Dehydration, undereating (and not getting enough protein), and exercising in hot environments can increase the risk of exertional rhabdomyolysis.

How to Reduce the Risk of Exertional Rhabdomyolysis

As a coach, a big part of your job is to create workout plans that challenge clients enough to spark progress without overwhelming and overtraining them. This means accounting for the client’s goal, work capacity, stress, and activity level outside structured exercise time.

The most reliable way to avoid exertional rhabdo is to create moderately challenging workout plans, explain the danger of too much exercise to clients, and tell them that more is not necessarily better.

It’s best to monitor your clients’ performance and collect feedback on:

  • How difficult the workout plan feels
  • How persistent and severe the muscle soreness is
  • Whether they can handle the training and make steady progress

Additionally, encourage clients to drink enough fluids (Mayo Clinic guidelines suggest around 2.7 liters for women and 3.7 liters for men, but the ideal amount can vary) and to eat enough calories to maintain their body weight or lose no more than 0.5-0.7% of their body weight weekly.

On that note, adequate protein intake and a diet based on whole foods (for adequate vitamin and mineral intake) are also highly beneficial.


1. Who is at risk of developing exertional rhabdomyolysis?

People who do intense physical training (particularly those in the military and those training for marathons), people with certain genetic predispositions, and those who do not eat a healthy diet or drink enough liquids are at a higher risk of exertional rhabdo.

2. Can certain exercises increase the risk of rhabdo more than others?
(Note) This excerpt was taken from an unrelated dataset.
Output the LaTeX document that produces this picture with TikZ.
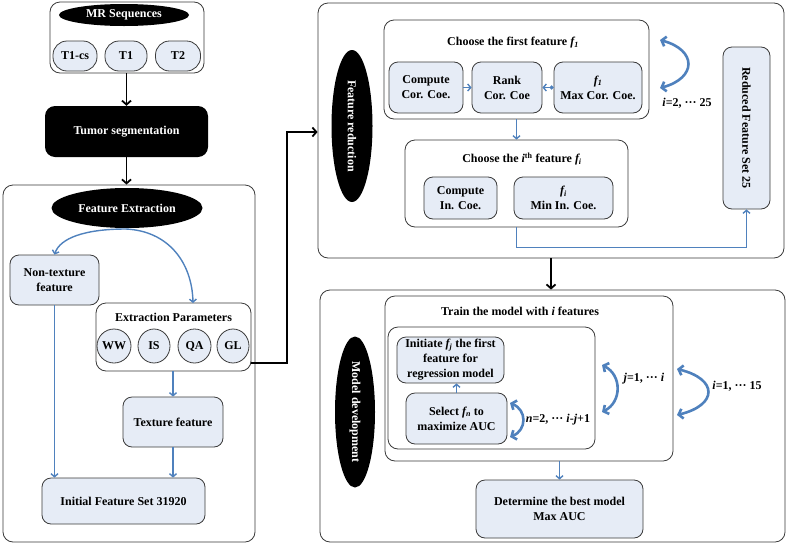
\documentclass[tikz,border=0pt]{standalone}
\usepackage{fontspec}
\setmainfont{Liberation Serif}
\usepackage{graphicx}
\usetikzlibrary{arrows.meta,shapes.geometric}
\definecolor{lb}{HTML}{E6ECF6}
\definecolor{ab}{HTML}{4F81BD}
\definecolor{bd}{HTML}{3A3A3A}
\begin{document}
\begin{tikzpicture}[x=1pt,y=-1pt,
  font=\fontsize{12}{15}\selectfont\bfseries,
  grp/.style={draw=bd, line width=0.8pt, rounded corners=10pt, inner sep=0pt},
  sub/.style={draw=bd, line width=0.8pt, fill=lb, rounded corners=9pt, align=center, inner sep=0pt},
  pill/.style={draw=bd, line width=0.8pt, fill=lb, rounded corners=14pt, inner sep=0pt},
  circ/.style={draw=bd, line width=0.8pt, fill=lb, ellipse, inner sep=0pt, minimum width=34pt, minimum height=34pt},
  blk/.style={fill=black, text=white, ellipse, inner sep=0pt},
  ttl/.style={inner sep=0pt, align=center},
  barrow/.style={draw=ab, line width=1.4pt, -{Straight Barb[length=3pt,width=7pt]}},
  karrow/.style={draw=black, line width=1.8pt, -{Straight Barb[length=4pt,width=9pt]}},
  loopar/.style={draw=ab, line width=2.6pt, {Straight Barb[length=4pt,width=10pt]}-{Straight Barb[length=4pt,width=10pt]}},
]
\useasboundingbox (0,0) rectangle (787,544);

% ---------- left column ----------
\node[grp, minimum width=154pt, minimum height=71pt] (mrbox) at (127,37.5) {};
\node[blk, minimum width=130pt, minimum height=22pt] (mrell) at (124,15) {MR Sequences};
\node[pill, minimum width=44pt, minimum height=30pt] (t1cs) at (75,56) {T1-cs};
\node[pill, minimum width=42pt, minimum height=30pt] (t1) at (126,56) {T1};
\node[pill, minimum width=45pt, minimum height=30pt] (t2) at (178,56) {T2};

\node[fill=black, text=white, rounded corners=10pt, minimum width=163pt, minimum height=51pt, inner sep=0pt] (seg) at (126.5,131.5) {Tumor segmentation};

\node[grp, minimum width=252pt, minimum height=357pt] (fe) at (129,363.5) {};
\node[blk, minimum width=151pt, minimum height=40pt] (feell) at (127,208) {Feature Extraction};
\node[sub, minimum width=89pt, minimum height=50pt] (nontex) at (54.5,280) {Non-texture\\feature};
\node[grp, minimum width=155pt, minimum height=68pt] (ep) at (173.5,337) {};
\node[ttl] (eptitle) at (173.5,317) {Extraction Parameters};
\node[circ] (ww) at (114,346) {WW};
\node[circ, minimum width=32pt] (is) at (154,346) {IS};
\node[circ, minimum width=33pt] (qa) at (194.5,346) {QA};
\node[circ, minimum width=32pt] (gl) at (233,346) {GL};
\node[sub, minimum width=100pt, minimum height=50pt] (tex) at (173,422) {Texture feature};
\node[sub, minimum width=163pt, minimum height=46pt] (init) at (123.5,501) {Initial Feature Set 31920};

\coordinate (feout) at (126,229);
\coordinate (epin) at (193,303);
\coordinate (epout) at (251,363);
\coordinate (bend) at (287,132);

\draw[karrow] (mrbox.south -| seg.north) -- (seg.north);
\draw[karrow] (seg.south) -- (seg.south |- fe.north);
\draw[barrow] (feout) .. controls (85,229) and (60,238) .. (nontex.north);
\draw[barrow] (feout) .. controls (168,231) and (192,262) .. (epin);
\draw[barrow] (ep.south -| tex.north) -- (tex.north);
\draw[barrow] (tex.south) -- (tex.south |- init.north);
\draw[barrow] (nontex.south) -- (nontex.south |- init.north);

% ---------- feature reduction ----------
\node[grp, minimum width=466pt, minimum height=255pt] (fr) at (551,130.5) {};
\draw[karrow] (epout) -| (bend) -- (bend -| fr.west);
\node[blk, minimum width=41pt, minimum height=152pt] (frell) at (352,126) {\rotatebox{-90}{Feature reduction}};
\node[grp, minimum width=265pt, minimum height=99pt] (cf1) at (516.5,69.5) {};
\node[ttl] (cf1t) at (513,43) {Choose the first feature \textit{f\textsubscript{1}}};
\node[sub, minimum width=74pt, minimum height=51pt] (ccc) at (426,87.5) {Compute\\Cor. Coe.};
\node[sub, minimum width=70pt, minimum height=51pt] (rank) at (507,87.5) {Rank\\Cor. Coe};
\node[sub, minimum width=88pt, minimum height=51pt] (f1) at (598,87.5) {\textit{f\textsubscript{1}}\\Max Cor. Coe.};
\node[grp, minimum width=223pt, minimum height=87pt] (cfi) at (516.5,183.5) {};
\node[ttl] (cfit) at (522,159) {Choose the \textit{i}\textsuperscript{th} feature \textit{f\textsubscript{i}}};
\node[sub, minimum width=73pt, minimum height=42pt] (cic) at (460.5,198) {Compute\\In. Coe.};
\node[sub, minimum width=99pt, minimum height=42pt] (fimin) at (563.5,198) {\textit{f\textsubscript{i}}\\Min In. Coe.};
\node[sub, minimum width=47pt, minimum height=162pt] (red) at (746.5,128) {\rotatebox{-90}{Reduced Feature Set 25}};

\draw[barrow] (ccc.east) -- (rank.west);
\draw[draw=ab, line width=1.4pt, {Circle[open,length=4pt]}-{Straight Barb[length=3pt,width=7pt]}] (f1.west) -- (rank.east);
\draw[barrow] (cf1.south) -- (cfi.north);
\draw[barrow] (cfi.south) -- ++(0,20) -| (red.south);

\coordinate (l1a) at (660,40);
\coordinate (l1b) at (660,88);
\draw[loopar] (l1a) .. controls (697,50) and (697,78) .. (l1b);
\node[ttl] (l1t) at (687,103) {\textit{i}=2, ··· 25};

% ---------- model development ----------
\node[grp, minimum width=465pt, minimum height=252pt] (md) at (552.5,416) {};
\draw[karrow] (fr.south) -- (fr.south |- md.north);
\node[blk, minimum width=40pt, minimum height=151pt] (mdell) at (355,412) {\rotatebox{-90}{Model development}};
\node[grp, minimum width=288pt, minimum height=165pt] (train) at (529,378.5) {};
\node[ttl] (traint) at (520,311) {Train the model with \textit{i} features};
\node[grp, minimum width=207pt, minimum height=122pt] (inner) at (491.5,388) {};
\node[sub, minimum width=107pt, minimum height=46pt] (initiate) at (450.5,360) {Initiate \textit{f\textsubscript{j}} the first\\feature for\\regression model};
\node[sub, minimum width=101pt, minimum height=51pt] (select) at (456.5,418.5) {Select \textit{f\textsubscript{n}} to\\maximize AUC};
\node[sub, minimum width=167pt, minimum height=58pt] (det) at (559.5,509) {Determine the best model\\Max AUC};

\draw[barrow] (select.north) -- (select.north |- initiate.south);
\draw[barrow] (det.north |- train.south) -- (det.north);

\coordinate (lna) at (510,403);
\coordinate (lnb) at (510,437);
\draw[loopar] (lna) .. controls (527,410) and (527,430) .. (lnb);
\node[ttl] (lnt) at (558,420) {\textit{n}=2, ··· \textit{i}-\textit{j}+1};

\coordinate (lja) at (602,365);
\coordinate (ljb) at (602,412);
\draw[loopar] (lja) .. controls (622,375) and (622,402) .. (ljb);
\node[ttl] (ljt) at (644,379) {\textit{j}=1, ··· \textit{i}};

\coordinate (lia) at (677,369);
\coordinate (lib) at (677,415);
\draw[loopar] (lia) .. controls (718,379) and (718,405) .. (lib);
\node[ttl] (lit) at (737,386) {\textit{i}=1, ··· 15};
\end{tikzpicture}
\end{document}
Activities that cause significant muscle damage, particularly in large muscle groups like the lats and quadriceps, could place athletes at a slightly higher risk of rhabdo if overdone. Eccentric-focused training can also be more damaging to the muscles.

3. How is exertional rhabdomyolysis diagnosed?

Rhabdo is typically diagnosed with blood tests showing elevated levels of myoglobin and creatine kinase following a period of exhausting training accompanied by symptoms (e.g., persistent and noticeable muscle pain).

4. Can exertional rhabdomyolysis occur without causing pain?

The CDC suggests that rhabdo can occur without symptoms and some research from Torres (MD) et al. suggests that over 50% of patients with rhabdomyolysis don’t complain of muscle weakness or pain.